[Set problem] Everything from the line containing "Convert this chart to Plotly code." to the line containing "line=dict(color=c, width=3.5)))", both lines included, must be copied exactly; nothing else should be.

Records from a data collection:
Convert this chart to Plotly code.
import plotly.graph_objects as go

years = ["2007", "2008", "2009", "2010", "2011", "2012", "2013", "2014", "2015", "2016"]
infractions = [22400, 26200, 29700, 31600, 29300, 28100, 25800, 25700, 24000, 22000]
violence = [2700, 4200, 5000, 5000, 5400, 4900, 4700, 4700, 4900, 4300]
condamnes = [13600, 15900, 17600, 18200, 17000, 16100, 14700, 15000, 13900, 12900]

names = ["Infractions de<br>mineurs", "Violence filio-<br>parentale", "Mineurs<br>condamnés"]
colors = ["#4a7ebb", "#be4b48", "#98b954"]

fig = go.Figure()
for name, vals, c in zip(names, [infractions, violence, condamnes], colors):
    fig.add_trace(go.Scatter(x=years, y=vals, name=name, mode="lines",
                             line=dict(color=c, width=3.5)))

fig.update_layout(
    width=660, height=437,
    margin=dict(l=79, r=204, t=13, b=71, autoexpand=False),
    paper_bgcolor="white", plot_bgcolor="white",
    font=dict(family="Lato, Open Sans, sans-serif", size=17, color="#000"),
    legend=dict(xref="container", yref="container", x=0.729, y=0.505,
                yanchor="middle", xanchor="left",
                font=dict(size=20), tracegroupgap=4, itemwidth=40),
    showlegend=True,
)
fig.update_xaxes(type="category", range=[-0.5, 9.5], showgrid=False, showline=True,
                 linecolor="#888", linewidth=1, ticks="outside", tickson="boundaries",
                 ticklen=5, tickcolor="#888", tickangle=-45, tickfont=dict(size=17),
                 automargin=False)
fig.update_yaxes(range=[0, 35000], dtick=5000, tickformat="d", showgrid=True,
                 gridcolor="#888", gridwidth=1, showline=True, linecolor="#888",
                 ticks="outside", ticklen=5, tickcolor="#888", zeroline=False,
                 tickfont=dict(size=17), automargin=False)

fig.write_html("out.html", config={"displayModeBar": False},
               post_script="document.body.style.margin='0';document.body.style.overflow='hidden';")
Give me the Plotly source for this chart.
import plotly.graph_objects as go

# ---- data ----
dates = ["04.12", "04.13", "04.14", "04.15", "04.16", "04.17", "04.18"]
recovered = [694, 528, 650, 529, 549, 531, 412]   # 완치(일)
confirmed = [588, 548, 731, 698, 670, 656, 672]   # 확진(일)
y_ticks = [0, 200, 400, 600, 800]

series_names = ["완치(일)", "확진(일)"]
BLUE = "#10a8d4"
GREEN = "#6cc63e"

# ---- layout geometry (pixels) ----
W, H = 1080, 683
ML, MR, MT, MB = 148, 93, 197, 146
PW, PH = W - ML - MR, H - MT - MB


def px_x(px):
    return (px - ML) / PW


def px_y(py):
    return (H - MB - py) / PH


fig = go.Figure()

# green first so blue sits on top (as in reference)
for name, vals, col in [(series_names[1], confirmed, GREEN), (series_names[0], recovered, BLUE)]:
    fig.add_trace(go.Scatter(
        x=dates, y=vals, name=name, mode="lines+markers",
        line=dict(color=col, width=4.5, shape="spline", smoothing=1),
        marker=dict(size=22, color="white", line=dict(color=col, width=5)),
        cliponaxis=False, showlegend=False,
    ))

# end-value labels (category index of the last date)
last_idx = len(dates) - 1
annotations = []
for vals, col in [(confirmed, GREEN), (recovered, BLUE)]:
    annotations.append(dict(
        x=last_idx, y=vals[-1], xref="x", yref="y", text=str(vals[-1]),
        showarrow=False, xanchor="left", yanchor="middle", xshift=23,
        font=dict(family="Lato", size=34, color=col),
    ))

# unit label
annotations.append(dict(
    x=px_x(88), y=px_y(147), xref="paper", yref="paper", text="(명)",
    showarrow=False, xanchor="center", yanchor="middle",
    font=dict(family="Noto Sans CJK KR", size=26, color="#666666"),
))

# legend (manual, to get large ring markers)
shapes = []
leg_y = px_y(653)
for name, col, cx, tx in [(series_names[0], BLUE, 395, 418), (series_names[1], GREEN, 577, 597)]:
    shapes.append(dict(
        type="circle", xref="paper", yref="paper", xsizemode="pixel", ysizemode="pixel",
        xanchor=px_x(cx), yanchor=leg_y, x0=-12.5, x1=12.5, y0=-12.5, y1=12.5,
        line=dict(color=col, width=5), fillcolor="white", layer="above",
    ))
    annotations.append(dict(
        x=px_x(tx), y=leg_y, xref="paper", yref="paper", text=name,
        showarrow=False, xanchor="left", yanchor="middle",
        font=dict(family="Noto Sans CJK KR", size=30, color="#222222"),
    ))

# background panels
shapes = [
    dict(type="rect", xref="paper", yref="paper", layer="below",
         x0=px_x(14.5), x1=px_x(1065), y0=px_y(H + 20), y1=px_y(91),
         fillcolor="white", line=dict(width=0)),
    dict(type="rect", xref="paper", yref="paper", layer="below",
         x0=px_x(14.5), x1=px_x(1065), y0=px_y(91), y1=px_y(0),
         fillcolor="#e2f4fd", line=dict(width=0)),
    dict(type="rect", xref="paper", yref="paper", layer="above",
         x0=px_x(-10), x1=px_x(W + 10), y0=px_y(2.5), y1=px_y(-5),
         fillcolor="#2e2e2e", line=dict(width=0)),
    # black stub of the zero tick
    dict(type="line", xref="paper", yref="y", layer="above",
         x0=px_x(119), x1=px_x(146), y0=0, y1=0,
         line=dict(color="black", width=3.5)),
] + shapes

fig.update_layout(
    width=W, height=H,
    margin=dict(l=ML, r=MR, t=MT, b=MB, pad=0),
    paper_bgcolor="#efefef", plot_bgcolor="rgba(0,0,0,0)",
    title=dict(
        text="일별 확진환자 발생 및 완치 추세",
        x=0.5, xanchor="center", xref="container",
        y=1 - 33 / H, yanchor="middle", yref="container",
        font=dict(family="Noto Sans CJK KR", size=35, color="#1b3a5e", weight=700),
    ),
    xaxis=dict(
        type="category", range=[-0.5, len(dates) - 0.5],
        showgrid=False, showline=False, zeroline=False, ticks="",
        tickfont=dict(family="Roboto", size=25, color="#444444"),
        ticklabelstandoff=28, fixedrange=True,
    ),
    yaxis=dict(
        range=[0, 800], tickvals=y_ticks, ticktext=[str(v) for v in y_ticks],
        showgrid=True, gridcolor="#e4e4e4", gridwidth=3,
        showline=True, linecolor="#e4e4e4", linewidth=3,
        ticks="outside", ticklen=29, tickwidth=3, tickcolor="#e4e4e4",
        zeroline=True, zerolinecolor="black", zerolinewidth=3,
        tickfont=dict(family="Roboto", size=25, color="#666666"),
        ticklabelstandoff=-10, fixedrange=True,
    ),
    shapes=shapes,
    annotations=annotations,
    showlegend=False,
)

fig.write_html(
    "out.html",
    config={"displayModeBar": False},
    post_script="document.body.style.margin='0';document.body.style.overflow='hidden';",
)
---
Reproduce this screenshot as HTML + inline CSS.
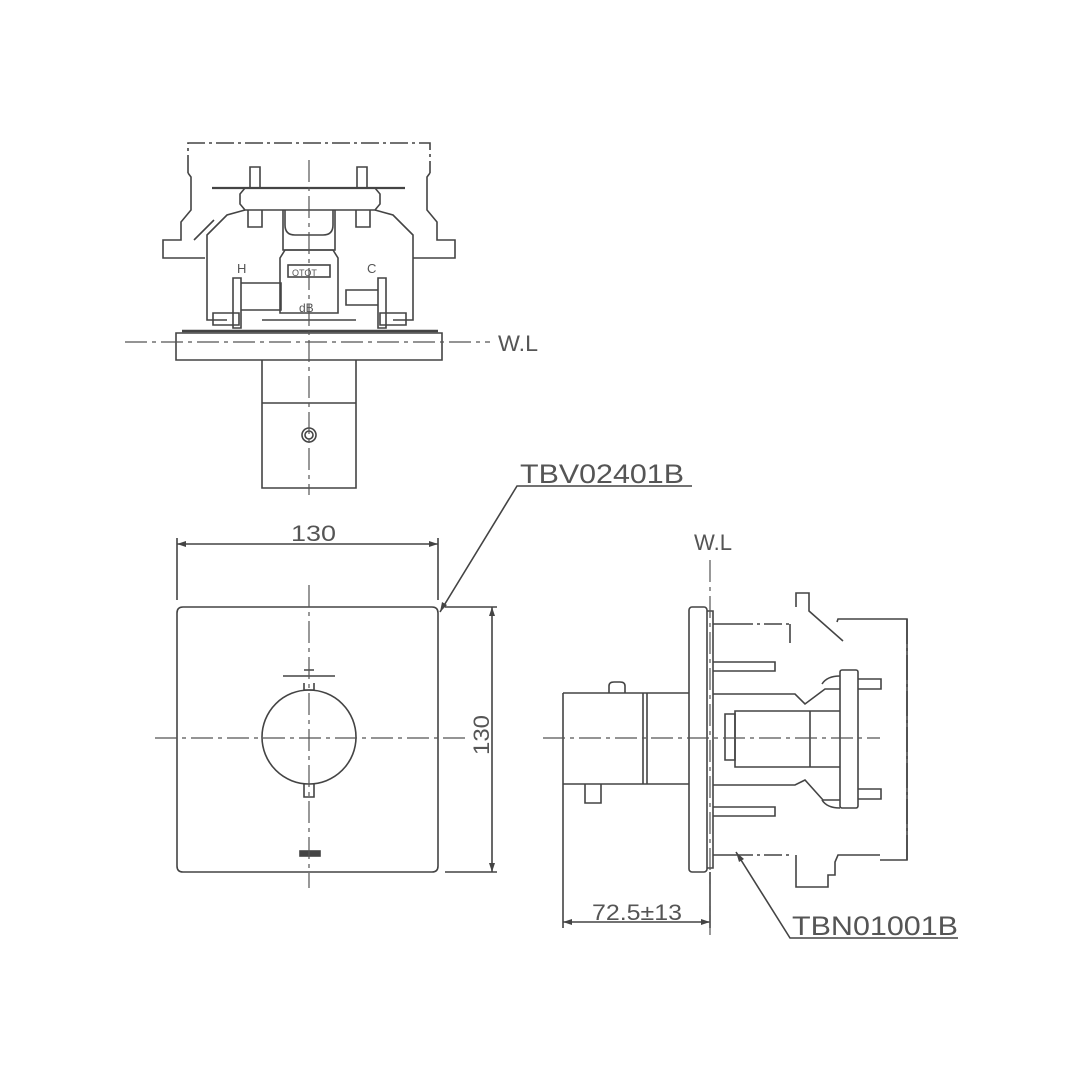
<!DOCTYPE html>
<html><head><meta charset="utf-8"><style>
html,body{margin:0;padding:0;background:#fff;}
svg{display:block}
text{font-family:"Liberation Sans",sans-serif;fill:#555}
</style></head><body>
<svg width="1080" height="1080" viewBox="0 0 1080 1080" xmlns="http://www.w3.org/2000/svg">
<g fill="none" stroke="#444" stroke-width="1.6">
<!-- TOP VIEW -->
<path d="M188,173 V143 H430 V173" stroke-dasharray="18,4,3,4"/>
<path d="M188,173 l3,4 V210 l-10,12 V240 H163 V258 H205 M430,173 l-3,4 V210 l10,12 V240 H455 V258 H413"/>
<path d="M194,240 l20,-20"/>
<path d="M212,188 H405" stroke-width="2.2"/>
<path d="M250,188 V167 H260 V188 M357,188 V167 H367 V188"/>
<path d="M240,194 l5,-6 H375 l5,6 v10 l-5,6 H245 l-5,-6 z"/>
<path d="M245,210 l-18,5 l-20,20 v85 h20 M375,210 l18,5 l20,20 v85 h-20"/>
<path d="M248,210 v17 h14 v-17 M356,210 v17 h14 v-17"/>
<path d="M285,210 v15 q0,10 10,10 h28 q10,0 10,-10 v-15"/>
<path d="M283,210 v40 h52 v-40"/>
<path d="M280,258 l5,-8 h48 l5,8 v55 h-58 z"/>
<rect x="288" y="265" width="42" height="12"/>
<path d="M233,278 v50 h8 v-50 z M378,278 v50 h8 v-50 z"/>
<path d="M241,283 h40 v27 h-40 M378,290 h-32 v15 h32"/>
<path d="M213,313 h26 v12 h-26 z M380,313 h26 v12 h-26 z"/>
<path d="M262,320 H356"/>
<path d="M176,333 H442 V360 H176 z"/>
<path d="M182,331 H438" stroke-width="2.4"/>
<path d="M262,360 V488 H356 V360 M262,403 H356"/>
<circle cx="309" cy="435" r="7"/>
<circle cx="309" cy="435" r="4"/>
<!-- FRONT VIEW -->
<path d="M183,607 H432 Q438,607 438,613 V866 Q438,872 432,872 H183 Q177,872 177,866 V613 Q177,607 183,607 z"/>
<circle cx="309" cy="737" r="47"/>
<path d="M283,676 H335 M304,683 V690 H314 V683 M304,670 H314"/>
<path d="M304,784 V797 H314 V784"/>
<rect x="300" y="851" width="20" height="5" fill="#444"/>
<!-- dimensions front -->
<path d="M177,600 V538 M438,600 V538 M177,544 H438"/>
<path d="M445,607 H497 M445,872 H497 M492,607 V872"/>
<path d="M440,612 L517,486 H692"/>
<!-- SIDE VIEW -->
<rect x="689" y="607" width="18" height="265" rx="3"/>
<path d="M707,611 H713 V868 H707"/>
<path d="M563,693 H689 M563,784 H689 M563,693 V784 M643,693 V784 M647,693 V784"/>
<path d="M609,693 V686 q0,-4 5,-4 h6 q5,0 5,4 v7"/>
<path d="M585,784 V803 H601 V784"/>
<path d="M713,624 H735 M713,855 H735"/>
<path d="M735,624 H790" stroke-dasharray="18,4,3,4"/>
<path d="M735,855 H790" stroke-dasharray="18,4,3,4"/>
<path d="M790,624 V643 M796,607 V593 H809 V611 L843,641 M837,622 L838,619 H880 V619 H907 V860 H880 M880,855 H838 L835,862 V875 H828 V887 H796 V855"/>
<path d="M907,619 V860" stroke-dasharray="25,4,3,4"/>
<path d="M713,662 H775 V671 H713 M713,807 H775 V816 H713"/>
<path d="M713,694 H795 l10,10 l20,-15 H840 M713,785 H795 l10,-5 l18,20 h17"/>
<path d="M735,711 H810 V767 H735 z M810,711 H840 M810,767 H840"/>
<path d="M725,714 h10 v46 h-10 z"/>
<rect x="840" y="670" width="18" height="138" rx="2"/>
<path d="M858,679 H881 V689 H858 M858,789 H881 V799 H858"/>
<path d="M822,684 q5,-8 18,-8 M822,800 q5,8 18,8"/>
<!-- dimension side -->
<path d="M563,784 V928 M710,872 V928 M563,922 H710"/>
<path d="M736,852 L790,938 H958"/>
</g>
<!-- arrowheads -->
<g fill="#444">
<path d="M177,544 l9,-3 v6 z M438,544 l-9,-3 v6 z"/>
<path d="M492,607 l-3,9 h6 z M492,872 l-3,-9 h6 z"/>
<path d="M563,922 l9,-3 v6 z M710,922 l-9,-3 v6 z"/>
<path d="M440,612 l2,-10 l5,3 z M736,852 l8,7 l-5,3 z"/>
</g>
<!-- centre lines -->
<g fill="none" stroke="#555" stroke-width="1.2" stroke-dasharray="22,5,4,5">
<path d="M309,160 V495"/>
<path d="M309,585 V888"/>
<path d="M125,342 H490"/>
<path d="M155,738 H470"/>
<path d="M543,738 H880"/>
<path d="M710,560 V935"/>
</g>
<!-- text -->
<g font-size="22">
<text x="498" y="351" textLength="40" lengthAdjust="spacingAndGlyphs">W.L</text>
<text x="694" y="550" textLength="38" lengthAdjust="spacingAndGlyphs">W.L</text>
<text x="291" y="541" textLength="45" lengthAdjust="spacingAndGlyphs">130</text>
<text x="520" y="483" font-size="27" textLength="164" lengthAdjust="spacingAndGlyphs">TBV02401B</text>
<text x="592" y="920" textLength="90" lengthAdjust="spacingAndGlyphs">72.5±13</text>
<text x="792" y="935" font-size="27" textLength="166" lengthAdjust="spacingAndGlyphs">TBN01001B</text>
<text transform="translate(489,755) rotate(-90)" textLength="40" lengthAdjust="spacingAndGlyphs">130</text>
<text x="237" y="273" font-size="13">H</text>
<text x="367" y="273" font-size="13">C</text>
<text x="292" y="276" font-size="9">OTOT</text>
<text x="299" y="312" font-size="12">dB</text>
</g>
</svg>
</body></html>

[Task answer]
Convert this chart to Plotly code.
import plotly.graph_objects as go

years = ["2007", "2008", "2009", "2010", "2011", "2012", "2013", "2014", "2015", "2016"]
infractions = [22400, 26200, 29700, 31600, 29300, 28100, 25800, 25700, 24000, 22000]
violence = [2700, 4200, 5000, 5000, 5400, 4900, 4700, 4700, 4900, 4300]
condamnes = [13600, 15900, 17600, 18200, 17000, 16100, 14700, 15000, 13900, 12900]

names = ["Infractions de<br>mineurs", "Violence filio-<br>parentale", "Mineurs<br>condamnés"]
colors = ["#4a7ebb", "#be4b48", "#98b954"]

fig = go.Figure()
for name, vals, c in zip(names, [infractions, violence, condamnes], colors):
    fig.add_trace(go.Scatter(x=years, y=vals, name=name, mode="lines",
                             line=dict(color=c, width=3.5)))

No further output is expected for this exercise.